Sunday, October 16, 2011

Annual Meeting

The first week of corporate earnings is here and the investing environment has turned around. It appears that all of the noise of Europe is in the background and the focus is on corporate earnings which appear to be coming in about as expected. The first annual meeting occured past Thursday night and the bullet points from the meeting are shown.

Vanguard

Retail sales grew faster than expected in September as the Federal Open Market Committee (FOMC) minutes showed considerable debate about what the Fed should do next to help the economy out of its funk. For the week ending October 14, the S&P 500 Index rose 6% to 1,225 (for a year-to-date total return—including price change plus dividends—of about –2.74%). The yield on the 10-year U.S. Treasury note increased 16 basis points to 2.26% (for a year-to-date decrease of 104 basis points).
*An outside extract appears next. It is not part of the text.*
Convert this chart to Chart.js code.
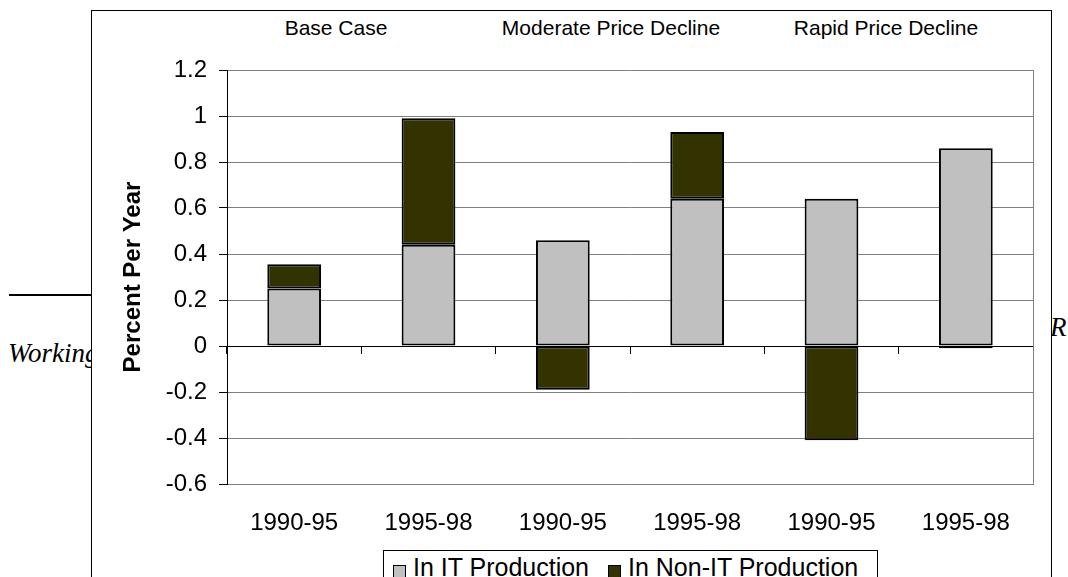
<!DOCTYPE html>
<html>
<head>
<meta charset="utf-8">
<script src="https://cdn.jsdelivr.net/npm/chart.js@4"></script>
<style>
  body { margin: 0; width: 1068px; height: 577px; overflow: hidden; background: #fff; position: relative; font-family: "Liberation Sans", Arial, sans-serif; }
  .stray-line { position: absolute; left: 9px; top: 294px; width: 82px; height: 2px; background: #000; }
  .stray-text { position: absolute; font-family: "Liberation Serif", "Times New Roman", serif; font-style: italic; font-size: 27px; line-height: 27px; color: #000; }
  #frame { position: absolute; left: 91px; top: 10px; width: 959px; height: 600px; border: 1px solid #000; background: #fff; }
  #chart-wrap { position: absolute; left: 0; top: 0; width: 1068px; height: 577px; }
  .group-title { position: absolute; top: 17px; width: 260px; margin-left: -130px; text-align: center; font-size: 21px; line-height: 21px; color: #000; }
  #legend { position: absolute; left: 383px; top: 550px; width: 493px; height: 60px; border: 1px solid #000; background: #fff; font-size: 25px; line-height: 25px; white-space: nowrap; }
  .legend-item { position: absolute; top: 4px; }
  .legend-box { display: inline-block; width: 11px; height: 11px; border: 1px solid #000; margin-right: 7px; vertical-align: -2px; }
</style>
</head>
<body>
<div class="stray-line"></div>
<div class="stray-text" style="left:8px; top:340px;">Working Paper</div>
<div class="stray-text" style="left:1050px; top:314px;">R</div>
<div id="frame"></div>
<div id="titles"></div>
<div id="chart-wrap"><canvas id="chart" width="1068" height="577"></canvas></div>
<div id="legend"></div>
<script>
const categories = ["1990-95", "1995-98", "1990-95", "1995-98", "1990-95", "1995-98"];
const groupTitles = ["Base Case", "Moderate Price Decline", "Rapid Price Decline"];
const seriesNames = ["In IT Production", "In Non-IT Production"];
const itProduction = [0.25, 0.44, 0.46, 0.64, 0.64, 0.86];
const nonItProduction = [0.105, 0.55, -0.19, 0.29, -0.41, -0.01];
const yTickLabels = ["-0.6", "-0.4", "-0.2", "0", "0.2", "0.4", "0.6", "0.8", "1", "1.2"];

const seriesColors = ["#c0c0c0", "#333300"];
const titleCenters = [336, 611, 886];

function buildTitles() {
  const holder = document.getElementById("titles");
  groupTitles.forEach((t, i) => {
    const div = document.createElement("div");
    div.className = "group-title";
    div.style.left = titleCenters[i] + "px";
    div.textContent = t;
    holder.appendChild(div);
  });
}

function buildLegend() {
  const legend = document.getElementById("legend");
  const lefts = [9, 224];
  seriesNames.forEach((name, i) => {
    const item = document.createElement("div");
    item.className = "legend-item";
    item.style.left = lefts[i] + "px";
    const box = document.createElement("span");
    box.className = "legend-box";
    box.style.background = seriesColors[i];
    item.appendChild(box);
    item.appendChild(document.createTextNode(name));
    legend.appendChild(item);
  });
}

function tickText(value) {
  const label = yTickLabels.find((t) => Math.abs(Number(t) - value) < 1e-6);
  return label === undefined ? "" : label;
}

function drawChart() {
  const ctx = document.getElementById("chart").getContext("2d");
  const font = { family: "'Liberation Sans', Arial, sans-serif", size: 24 };

  new Chart(ctx, {
    type: "bar",
    data: {
      labels: categories,
      datasets: [
        {
          label: seriesNames[0],
          data: itProduction,
          backgroundColor: seriesColors[0],
          borderColor: "#000",
          borderWidth: 2,
          borderSkipped: false,
          xAxisID: "x",
          yAxisID: "y",
        },
        {
          label: seriesNames[1],
          data: nonItProduction,
          backgroundColor: seriesColors[1],
          borderColor: "#000",
          borderWidth: 2,
          borderSkipped: false,
          xAxisID: "x",
          yAxisID: "y",
        },
      ],
    },
    options: {
      responsive: false,
      animation: false,
      events: [],
      layout: { padding: { left: 117, top: 70, right: 35, bottom: 0 } },
      datasets: { bar: { categoryPercentage: 1, barPercentage: 0.4 } },
      plugins: { legend: { display: false }, tooltip: { enabled: false } },
      scales: {
        x: {
          type: "category",
          stacked: true,
          offset: true,
          grid: { display: false, drawTicks: false },
          border: { display: false },
          ticks: { color: "#000", font, padding: 25, maxRotation: 0, autoSkip: false },
          afterFit: (scale) => { scale.height = 93; },
        },
        x2: {
          type: "category",
          position: { y: 0 },
          offset: true,
          grid: { display: true, offset: true, drawOnChartArea: false, drawTicks: true, tickLength: 7, color: "#000" },
          border: { display: true, color: "#000", width: 1 },
          ticks: { display: false },
        },
        y: {
          stacked: true,
          min: -0.6,
          max: 1.2,
          ticks: { stepSize: 0.2, color: "#000", font, padding: 12, callback: tickText },
          grid: {
            color: (c) => (c.tick && Math.abs(c.tick.value) < 1e-6 ? "#000" : "#808080"),
            tickColor: "#000",
            tickLength: 8,
            lineWidth: 1,
          },
          border: { color: "#000", width: 1 },
          title: {
            display: true,
            text: "Percent Per Year",
            color: "#000",
            font: { family: font.family, size: 24, weight: "bold" },
            padding: { top: 2, bottom: 0 },
          },
          afterFit: (scale) => { scale.width = 110; },
        },
        y2: {
          position: "right",
          min: -0.6,
          max: 1.2,
          ticks: { display: false },
          grid: { display: false },
          border: { display: true, color: "#808080", width: 1 },
          afterFit: (scale) => { scale.width = 0; },
        },
      },
    },
  });
}

buildTitles();
buildLegend();
drawChart();
</script>
</body>
</html>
Annual Meeting Bullet Points

1) Business Cycle: The US economy remains in a recovery mode, not in a growth mode.
2) Investment Cycle: The cycle has shifted to being favorable to stocks and when stocks reach the July high the accounts that purchased stocks will be asked to be sell stocks and get back to the previous position.
3) Retirement Environment: People need to continually invest in retirement accounts due to future reductions in Social Security, Medicare, and government pension funds.
4) Cheapest Investment Today: US Stocks, bonds and gold are expensive.
5) Greece/Europe: This is a minor story as Europe has to solve it to keep the European Union together.
6) Current Concerns: Legislation involving the Volker Rule and the impact on banks and the Yuan Bill impacting the relationship with China.
7) Housing and Banks: Banks are not the cause of the housing mess rather government policy.
8) Timing to buy Real Estate: Now is a great time to refinance a mortgage and for many people now is a great time to buy real estate due to improving economic conditions and having mortgage rates at historically low levels.
9) Obama Care: Medicare reimbursements to health providers are starting to be reduced because of it. This means that individuals will be paying more in the future so it would be prudent to keep contributing to a retirement account.
10) Investing in the Short Term: Take advantage of the Investment Cycle.
11) Investing Strategy: Long term time horizon with decisions based upon value of possible asset choices.